SINGAPORE (Jan 25): RHB Research is keeping its “buy” call on Singapore Exchange (SGX) with an unchanged target price of $8.20, on the back of strong growth in its derivatives business.
SGX on Thursday reported 2Q earnings of $97 million, 9% higher compared to a year ago.
Total revenue for 2Q rose 9% to $224 million from a year earlier, led by a 35% increase in derivatives revenue to $112.9 million.
See: SGX reports 9% rise in 2Q earnings to $97 million as derivatives business set record for second straight quarter
“We are bullish on derivatives volume numbers,” says analyst Leng Seng Choon in a report on Friday. “We believe market volatility will keep derivatives volume firm, though we have conservatively assumed FY19 derivatives average daily contract (DADC) of 897,000, versus 2Q19’s 938,000, and 1H19’s 900,000.”
The research house has cut SGX’s FY19 net profit forecast by 2%, on lower securities average daily value (SADV) assumption. SADV fell 14% to $0.98 billion in 2Q19.
However, RHB continues to favour SGX for its strong balance sheet and attractive yield.
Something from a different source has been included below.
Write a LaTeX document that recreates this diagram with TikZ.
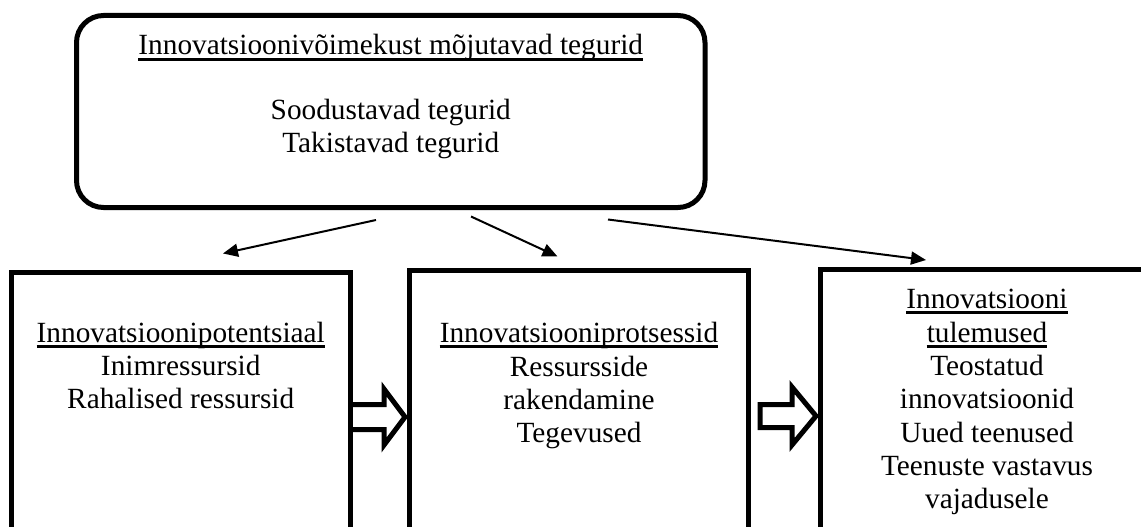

“SGX remains in a net cash position, with a monopoly over trading of Singapore-listed equities,” Leng says.
“SGX is on track to hit our target 31 cents DPS for FY19 – which translates to a yield of 4%,” he adds. The board has declared an interim dividend of 7.5 cents per share, up from 5 cents last year.
Shares in SGX closed 7 cents higher at $7.57 on Friday.